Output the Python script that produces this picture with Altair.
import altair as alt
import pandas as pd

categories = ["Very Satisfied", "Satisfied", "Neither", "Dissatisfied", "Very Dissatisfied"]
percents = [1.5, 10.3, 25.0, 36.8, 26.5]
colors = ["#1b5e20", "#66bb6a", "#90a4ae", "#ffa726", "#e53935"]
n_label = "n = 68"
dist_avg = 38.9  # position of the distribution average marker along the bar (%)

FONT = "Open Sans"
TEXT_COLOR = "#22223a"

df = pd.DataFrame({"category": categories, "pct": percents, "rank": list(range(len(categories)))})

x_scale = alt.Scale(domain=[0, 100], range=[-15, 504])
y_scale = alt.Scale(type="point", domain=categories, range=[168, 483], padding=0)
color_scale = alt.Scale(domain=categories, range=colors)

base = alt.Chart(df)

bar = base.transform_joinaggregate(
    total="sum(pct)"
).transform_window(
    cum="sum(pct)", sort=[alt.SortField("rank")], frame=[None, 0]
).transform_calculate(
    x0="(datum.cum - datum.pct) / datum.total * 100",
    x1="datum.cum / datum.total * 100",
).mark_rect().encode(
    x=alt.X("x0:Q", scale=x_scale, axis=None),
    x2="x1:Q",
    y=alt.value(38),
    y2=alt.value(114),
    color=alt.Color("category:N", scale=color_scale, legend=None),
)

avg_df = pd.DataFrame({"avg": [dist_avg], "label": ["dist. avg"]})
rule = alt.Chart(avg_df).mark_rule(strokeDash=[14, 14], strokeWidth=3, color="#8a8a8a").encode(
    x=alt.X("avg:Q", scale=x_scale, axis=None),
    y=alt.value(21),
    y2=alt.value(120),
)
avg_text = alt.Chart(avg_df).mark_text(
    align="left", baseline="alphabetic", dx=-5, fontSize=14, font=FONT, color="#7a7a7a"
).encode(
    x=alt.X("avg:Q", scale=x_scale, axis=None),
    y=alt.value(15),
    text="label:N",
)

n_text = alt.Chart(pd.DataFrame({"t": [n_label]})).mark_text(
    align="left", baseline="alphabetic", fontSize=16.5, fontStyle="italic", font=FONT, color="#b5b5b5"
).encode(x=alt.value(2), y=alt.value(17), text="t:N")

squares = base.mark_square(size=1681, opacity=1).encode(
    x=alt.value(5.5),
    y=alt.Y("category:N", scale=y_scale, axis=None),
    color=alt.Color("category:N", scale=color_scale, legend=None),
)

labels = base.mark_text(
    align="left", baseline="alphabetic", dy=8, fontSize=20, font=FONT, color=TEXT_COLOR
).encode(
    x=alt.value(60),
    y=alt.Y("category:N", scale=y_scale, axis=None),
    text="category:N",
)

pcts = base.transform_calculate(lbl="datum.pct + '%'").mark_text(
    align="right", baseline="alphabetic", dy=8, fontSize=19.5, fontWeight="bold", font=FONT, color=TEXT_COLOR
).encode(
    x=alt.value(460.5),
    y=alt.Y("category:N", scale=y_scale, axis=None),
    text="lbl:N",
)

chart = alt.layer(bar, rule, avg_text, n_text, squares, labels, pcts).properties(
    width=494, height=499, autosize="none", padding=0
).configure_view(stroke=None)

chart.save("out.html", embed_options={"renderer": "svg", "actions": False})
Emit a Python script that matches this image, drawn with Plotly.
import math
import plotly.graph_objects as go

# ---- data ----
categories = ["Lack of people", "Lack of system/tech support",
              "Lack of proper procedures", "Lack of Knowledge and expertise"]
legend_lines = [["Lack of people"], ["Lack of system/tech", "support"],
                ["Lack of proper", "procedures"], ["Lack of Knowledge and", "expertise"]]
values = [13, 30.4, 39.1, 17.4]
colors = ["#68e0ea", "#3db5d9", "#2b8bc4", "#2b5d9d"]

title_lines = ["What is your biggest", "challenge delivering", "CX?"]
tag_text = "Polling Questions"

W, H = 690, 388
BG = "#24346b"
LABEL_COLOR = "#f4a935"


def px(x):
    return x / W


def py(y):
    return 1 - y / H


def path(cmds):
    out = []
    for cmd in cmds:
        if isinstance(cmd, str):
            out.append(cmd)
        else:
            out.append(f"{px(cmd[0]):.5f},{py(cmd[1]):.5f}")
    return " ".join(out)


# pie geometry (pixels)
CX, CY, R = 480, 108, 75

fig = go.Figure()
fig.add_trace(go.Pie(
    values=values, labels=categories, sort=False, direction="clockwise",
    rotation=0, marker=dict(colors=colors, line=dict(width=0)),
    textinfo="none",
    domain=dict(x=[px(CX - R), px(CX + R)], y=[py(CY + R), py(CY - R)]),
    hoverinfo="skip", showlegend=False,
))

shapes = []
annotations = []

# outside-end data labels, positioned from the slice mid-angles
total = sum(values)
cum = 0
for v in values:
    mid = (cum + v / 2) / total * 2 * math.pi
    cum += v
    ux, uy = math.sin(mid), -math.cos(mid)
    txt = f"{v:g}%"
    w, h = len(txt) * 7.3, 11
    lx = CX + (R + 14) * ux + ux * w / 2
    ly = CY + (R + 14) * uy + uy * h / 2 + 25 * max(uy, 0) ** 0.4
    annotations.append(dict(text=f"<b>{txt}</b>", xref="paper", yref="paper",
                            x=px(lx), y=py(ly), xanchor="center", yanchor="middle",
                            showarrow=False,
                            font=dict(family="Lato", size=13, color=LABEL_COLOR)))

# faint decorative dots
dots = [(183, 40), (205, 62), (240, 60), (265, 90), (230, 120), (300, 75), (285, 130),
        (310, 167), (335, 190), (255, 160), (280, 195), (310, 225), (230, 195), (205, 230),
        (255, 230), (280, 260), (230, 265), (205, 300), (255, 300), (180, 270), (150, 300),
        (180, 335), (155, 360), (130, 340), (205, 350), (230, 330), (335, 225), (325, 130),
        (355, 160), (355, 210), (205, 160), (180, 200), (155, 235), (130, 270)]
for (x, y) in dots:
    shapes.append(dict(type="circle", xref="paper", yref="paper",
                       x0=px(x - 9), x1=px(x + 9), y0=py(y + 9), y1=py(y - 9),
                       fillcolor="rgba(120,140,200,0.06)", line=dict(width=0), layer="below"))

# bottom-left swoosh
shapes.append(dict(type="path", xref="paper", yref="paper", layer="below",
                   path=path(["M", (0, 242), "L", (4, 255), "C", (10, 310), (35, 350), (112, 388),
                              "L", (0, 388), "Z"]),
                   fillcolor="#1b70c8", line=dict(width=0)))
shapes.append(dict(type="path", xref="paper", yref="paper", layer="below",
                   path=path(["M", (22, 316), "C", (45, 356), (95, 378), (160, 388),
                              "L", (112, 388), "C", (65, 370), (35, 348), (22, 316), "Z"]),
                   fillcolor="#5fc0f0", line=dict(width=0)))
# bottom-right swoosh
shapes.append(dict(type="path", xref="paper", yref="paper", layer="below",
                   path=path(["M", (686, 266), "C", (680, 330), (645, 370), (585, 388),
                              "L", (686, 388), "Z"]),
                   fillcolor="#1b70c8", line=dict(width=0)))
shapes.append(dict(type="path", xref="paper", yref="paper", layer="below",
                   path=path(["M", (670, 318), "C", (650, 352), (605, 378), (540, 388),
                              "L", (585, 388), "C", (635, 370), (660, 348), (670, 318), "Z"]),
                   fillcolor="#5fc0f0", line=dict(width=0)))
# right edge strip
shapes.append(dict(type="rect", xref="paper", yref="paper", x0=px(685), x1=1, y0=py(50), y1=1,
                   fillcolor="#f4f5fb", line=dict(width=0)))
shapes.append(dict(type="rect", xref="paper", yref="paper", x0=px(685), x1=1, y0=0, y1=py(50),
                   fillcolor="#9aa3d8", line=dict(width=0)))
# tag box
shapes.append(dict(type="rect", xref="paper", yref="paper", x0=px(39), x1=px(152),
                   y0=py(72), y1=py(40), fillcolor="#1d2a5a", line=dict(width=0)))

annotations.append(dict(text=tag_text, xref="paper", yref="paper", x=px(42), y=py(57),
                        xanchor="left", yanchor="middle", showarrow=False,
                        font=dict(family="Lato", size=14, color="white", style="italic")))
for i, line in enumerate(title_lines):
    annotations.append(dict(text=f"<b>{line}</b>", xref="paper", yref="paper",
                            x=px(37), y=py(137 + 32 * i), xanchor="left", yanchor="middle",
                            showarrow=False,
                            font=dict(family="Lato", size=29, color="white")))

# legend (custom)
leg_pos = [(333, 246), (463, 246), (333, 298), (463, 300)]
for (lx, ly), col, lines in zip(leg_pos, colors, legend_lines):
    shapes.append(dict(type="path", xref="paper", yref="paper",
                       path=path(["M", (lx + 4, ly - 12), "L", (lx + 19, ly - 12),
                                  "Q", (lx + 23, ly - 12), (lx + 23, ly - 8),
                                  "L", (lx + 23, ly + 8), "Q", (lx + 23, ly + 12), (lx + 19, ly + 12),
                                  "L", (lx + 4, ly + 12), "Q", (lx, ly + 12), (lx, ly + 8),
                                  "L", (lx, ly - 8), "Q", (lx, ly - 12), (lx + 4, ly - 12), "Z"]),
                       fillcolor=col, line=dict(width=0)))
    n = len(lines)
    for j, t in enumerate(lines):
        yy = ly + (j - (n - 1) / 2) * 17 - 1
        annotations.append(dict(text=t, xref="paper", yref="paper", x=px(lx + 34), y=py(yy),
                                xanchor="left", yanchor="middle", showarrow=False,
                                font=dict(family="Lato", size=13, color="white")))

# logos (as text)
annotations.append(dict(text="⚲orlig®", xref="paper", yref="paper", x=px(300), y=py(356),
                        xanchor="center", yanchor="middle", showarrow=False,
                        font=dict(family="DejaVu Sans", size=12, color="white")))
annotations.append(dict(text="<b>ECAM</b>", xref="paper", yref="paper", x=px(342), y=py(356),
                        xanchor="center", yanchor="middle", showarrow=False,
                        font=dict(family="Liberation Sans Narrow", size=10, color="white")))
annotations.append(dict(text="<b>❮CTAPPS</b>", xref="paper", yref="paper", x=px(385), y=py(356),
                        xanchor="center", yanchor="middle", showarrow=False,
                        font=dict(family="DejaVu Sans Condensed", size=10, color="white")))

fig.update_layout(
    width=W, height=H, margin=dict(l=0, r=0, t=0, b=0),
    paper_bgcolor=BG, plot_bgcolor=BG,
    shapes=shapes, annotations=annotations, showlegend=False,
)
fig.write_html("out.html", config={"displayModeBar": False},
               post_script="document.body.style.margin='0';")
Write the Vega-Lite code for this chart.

▸ TASK STATEMENT: Reproduce every line of the listing above in which the string "Python" appears.

▸ SOLUTION TO THE PROBLEM:
Output the Python script that produces this picture with Altair.
Emit a Python script that matches this image, drawn with Plotly.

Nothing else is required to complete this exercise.